DIRECTIVE: Extract everything from the first line through the line with "const velTickLabels = ['\u22122.9', '', '0', '', '2.9'];", both ends included, except for any pictures.

DATASET EXTRACT:
- - -

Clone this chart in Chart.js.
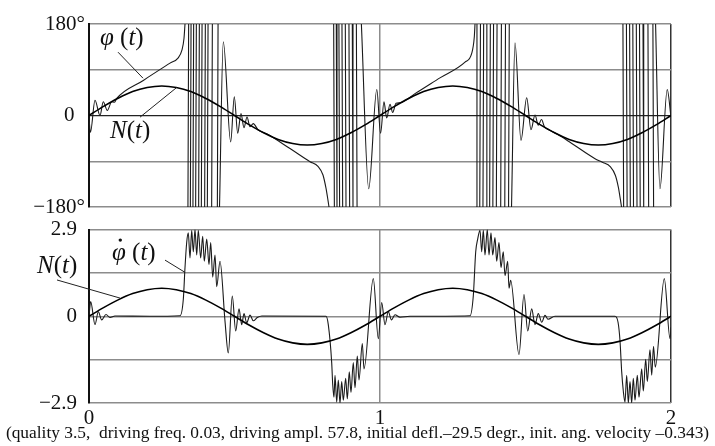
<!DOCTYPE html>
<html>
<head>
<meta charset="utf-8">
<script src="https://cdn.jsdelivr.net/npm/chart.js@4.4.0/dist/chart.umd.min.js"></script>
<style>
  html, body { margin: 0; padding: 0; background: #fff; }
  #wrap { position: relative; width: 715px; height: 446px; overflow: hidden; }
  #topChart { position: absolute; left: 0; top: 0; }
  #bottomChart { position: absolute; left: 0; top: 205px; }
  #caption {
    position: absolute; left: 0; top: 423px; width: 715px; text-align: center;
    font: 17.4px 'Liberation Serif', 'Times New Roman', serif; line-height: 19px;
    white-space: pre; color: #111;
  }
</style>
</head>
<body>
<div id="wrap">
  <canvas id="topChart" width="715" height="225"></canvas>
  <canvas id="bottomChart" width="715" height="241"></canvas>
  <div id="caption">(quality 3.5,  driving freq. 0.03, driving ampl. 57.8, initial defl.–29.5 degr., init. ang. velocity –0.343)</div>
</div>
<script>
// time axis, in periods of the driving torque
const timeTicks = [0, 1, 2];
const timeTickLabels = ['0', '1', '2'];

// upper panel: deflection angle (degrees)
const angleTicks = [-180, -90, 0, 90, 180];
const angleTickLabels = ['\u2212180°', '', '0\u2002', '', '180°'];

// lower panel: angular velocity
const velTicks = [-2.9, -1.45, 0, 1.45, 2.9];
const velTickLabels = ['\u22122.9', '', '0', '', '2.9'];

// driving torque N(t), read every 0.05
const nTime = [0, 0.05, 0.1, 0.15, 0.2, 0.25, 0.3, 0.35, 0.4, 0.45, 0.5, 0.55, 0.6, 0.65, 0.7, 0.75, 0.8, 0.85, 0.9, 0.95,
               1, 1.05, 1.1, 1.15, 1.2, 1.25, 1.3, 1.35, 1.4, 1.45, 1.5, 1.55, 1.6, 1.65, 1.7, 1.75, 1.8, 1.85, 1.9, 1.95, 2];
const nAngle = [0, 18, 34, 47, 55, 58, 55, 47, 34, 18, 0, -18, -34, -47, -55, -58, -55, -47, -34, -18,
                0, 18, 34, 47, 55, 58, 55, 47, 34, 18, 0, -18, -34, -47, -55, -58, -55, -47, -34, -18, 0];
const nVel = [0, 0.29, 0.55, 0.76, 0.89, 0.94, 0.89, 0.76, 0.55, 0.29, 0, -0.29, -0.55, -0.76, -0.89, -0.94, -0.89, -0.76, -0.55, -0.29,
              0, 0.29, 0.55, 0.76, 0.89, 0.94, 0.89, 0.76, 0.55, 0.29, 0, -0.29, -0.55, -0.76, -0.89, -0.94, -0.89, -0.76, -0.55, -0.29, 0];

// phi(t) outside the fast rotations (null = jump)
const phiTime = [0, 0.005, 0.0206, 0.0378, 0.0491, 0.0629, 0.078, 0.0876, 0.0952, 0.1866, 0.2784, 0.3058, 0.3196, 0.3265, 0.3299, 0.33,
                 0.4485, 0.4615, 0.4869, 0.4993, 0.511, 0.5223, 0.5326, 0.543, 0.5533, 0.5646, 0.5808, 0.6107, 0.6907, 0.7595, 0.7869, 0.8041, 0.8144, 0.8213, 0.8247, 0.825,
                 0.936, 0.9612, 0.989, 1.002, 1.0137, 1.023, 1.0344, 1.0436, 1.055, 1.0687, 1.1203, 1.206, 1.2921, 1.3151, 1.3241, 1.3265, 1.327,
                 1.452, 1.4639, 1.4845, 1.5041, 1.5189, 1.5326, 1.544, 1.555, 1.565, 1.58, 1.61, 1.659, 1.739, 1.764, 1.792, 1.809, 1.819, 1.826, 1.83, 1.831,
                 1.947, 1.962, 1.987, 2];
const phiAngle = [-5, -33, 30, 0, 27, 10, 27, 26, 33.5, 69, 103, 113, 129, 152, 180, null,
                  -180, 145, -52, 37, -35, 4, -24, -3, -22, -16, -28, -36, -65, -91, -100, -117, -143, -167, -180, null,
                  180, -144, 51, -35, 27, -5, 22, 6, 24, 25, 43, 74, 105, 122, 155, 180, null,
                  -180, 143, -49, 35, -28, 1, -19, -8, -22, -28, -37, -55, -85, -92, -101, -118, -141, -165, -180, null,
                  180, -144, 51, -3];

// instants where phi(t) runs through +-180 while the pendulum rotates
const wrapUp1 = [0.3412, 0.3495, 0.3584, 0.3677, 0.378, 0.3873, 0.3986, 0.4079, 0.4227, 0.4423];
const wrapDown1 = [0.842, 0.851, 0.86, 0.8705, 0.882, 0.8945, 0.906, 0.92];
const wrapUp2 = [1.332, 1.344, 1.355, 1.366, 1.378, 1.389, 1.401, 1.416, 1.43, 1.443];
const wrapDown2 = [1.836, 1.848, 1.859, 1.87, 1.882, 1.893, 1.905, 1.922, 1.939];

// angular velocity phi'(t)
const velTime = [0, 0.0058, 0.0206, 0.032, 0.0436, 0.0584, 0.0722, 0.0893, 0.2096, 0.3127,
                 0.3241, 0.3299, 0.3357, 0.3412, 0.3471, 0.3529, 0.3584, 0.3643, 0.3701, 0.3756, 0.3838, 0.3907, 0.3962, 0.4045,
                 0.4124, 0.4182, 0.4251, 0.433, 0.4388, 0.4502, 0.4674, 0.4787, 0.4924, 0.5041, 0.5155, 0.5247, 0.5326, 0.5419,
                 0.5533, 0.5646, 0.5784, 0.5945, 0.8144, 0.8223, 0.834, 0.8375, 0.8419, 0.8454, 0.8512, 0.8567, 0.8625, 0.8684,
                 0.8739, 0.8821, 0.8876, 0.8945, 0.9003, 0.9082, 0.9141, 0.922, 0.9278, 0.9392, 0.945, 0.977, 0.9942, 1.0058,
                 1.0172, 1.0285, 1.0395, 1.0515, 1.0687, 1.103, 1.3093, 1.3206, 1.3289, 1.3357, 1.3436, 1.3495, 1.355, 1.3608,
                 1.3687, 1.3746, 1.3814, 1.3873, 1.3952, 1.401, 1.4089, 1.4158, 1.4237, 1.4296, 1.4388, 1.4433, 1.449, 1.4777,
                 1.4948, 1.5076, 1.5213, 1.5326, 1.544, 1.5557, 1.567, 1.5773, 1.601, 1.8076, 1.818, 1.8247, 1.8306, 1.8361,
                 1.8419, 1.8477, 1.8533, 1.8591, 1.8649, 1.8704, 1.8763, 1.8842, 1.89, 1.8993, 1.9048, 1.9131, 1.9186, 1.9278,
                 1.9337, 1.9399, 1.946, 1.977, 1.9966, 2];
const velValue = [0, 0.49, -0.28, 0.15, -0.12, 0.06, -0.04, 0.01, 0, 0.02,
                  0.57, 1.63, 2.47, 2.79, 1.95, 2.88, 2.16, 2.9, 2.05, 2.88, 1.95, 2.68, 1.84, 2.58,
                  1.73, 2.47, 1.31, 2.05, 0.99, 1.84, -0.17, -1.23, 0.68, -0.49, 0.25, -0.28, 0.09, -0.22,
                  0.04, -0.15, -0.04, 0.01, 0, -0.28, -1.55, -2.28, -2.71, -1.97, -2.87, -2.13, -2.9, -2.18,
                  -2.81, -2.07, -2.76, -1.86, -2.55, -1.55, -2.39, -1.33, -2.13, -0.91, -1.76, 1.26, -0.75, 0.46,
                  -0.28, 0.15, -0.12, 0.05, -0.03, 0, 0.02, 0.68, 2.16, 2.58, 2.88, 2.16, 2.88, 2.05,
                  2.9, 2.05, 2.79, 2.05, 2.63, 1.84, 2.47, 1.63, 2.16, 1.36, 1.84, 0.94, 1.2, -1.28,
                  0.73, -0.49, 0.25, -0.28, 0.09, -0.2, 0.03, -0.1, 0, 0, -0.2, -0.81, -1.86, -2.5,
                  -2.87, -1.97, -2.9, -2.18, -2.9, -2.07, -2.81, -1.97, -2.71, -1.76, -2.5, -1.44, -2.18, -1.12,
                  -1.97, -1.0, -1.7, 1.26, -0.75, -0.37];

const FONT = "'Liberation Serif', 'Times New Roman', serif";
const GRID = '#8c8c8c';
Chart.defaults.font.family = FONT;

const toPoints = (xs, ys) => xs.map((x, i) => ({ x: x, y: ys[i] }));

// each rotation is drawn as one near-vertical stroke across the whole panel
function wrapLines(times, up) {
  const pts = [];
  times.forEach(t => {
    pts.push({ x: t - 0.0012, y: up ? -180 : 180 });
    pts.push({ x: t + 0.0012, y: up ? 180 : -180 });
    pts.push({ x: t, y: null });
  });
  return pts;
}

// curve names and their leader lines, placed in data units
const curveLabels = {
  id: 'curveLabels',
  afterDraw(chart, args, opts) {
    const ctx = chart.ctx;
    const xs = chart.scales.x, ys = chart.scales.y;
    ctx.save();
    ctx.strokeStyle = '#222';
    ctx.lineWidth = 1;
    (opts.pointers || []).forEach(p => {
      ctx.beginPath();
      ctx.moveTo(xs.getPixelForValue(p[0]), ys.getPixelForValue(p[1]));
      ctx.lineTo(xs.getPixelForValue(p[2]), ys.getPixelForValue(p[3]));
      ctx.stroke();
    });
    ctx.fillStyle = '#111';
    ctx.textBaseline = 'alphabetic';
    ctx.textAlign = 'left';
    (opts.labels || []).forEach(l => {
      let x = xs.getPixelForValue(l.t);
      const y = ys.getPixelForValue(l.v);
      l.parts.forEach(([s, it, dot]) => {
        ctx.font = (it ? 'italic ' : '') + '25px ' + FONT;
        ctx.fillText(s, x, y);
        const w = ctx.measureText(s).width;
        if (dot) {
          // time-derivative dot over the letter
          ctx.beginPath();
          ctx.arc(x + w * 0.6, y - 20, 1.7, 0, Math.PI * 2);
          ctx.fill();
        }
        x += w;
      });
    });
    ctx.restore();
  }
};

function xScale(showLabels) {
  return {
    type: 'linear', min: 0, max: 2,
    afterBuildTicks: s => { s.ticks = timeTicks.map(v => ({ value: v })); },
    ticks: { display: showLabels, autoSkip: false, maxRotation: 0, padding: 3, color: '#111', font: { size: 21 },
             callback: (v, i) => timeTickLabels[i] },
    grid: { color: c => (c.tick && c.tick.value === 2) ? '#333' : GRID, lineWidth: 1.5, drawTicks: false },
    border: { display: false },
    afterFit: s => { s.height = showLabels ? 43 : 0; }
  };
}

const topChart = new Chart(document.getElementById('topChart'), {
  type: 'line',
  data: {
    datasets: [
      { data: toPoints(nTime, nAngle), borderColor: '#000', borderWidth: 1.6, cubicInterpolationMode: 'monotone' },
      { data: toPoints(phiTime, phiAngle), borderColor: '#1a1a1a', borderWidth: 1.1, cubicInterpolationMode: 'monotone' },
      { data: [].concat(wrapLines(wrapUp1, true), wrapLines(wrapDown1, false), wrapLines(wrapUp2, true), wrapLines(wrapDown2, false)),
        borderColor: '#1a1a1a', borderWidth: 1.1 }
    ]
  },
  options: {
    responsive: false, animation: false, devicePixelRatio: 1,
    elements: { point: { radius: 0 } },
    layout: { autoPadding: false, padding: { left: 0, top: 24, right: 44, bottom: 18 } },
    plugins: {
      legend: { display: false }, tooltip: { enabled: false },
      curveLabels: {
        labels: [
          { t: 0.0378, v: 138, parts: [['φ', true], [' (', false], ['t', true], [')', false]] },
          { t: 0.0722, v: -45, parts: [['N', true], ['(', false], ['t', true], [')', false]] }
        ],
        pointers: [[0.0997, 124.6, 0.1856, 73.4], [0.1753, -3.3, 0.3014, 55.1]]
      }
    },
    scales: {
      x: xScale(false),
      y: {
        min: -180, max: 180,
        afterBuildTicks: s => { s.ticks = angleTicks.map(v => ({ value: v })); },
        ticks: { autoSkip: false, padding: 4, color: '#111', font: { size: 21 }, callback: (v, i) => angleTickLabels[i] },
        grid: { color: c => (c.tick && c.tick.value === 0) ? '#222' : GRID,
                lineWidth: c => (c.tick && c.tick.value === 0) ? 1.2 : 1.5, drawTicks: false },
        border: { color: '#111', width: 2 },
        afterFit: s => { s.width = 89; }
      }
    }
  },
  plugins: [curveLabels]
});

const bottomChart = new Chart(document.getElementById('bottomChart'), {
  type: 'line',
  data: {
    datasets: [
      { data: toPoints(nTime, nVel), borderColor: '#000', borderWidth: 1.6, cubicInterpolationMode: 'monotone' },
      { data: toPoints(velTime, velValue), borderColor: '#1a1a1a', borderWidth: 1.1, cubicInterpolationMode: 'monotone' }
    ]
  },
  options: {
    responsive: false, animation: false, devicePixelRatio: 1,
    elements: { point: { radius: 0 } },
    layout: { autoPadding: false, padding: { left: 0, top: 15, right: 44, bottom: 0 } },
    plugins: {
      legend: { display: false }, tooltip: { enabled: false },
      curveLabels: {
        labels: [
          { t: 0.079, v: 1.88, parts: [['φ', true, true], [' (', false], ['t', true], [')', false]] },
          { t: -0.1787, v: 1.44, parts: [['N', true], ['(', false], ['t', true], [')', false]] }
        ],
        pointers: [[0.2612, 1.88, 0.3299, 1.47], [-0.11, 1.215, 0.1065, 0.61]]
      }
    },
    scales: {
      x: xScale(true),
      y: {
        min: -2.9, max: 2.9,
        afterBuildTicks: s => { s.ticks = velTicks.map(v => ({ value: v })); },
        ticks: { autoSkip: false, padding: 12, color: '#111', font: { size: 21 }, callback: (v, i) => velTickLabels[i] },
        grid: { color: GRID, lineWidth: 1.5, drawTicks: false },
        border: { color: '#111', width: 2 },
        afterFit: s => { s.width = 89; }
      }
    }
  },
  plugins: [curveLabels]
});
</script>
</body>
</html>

- - -

FINISHED ANSWER:
Clone this chart in Chart.js.
<!DOCTYPE html>
<html>
<head>
<meta charset="utf-8">
<script src="https://cdn.jsdelivr.net/npm/chart.js@4.4.0/dist/chart.umd.min.js"></script>
<style>
  html, body { margin: 0; padding: 0; background: #fff; }
  #wrap { position: relative; width: 715px; height: 446px; overflow: hidden; }
  #topChart { position: absolute; left: 0; top: 0; }
  #bottomChart { position: absolute; left: 0; top: 205px; }
  #caption {
    position: absolute; left: 0; top: 423px; width: 715px; text-align: center;
    font: 17.4px 'Liberation Serif', 'Times New Roman', serif; line-height: 19px;
    white-space: pre; color: #111;
  }
</style>
</head>
<body>
<div id="wrap">
  <canvas id="topChart" width="715" height="225"></canvas>
  <canvas id="bottomChart" width="715" height="241"></canvas>
  <div id="caption">(quality 3.5,  driving freq. 0.03, driving ampl. 57.8, initial defl.–29.5 degr., init. ang. velocity –0.343)</div>
</div>
<script>
// time axis, in periods of the driving torque
const timeTicks = [0, 1, 2];
const timeTickLabels = ['0', '1', '2'];

// upper panel: deflection angle (degrees)
const angleTicks = [-180, -90, 0, 90, 180];
const angleTickLabels = ['\u2212180°', '', '0\u2002', '', '180°'];

// lower panel: angular velocity
const velTicks = [-2.9, -1.45, 0, 1.45, 2.9];
const velTickLabels = ['\u22122.9', '', '0', '', '2.9'];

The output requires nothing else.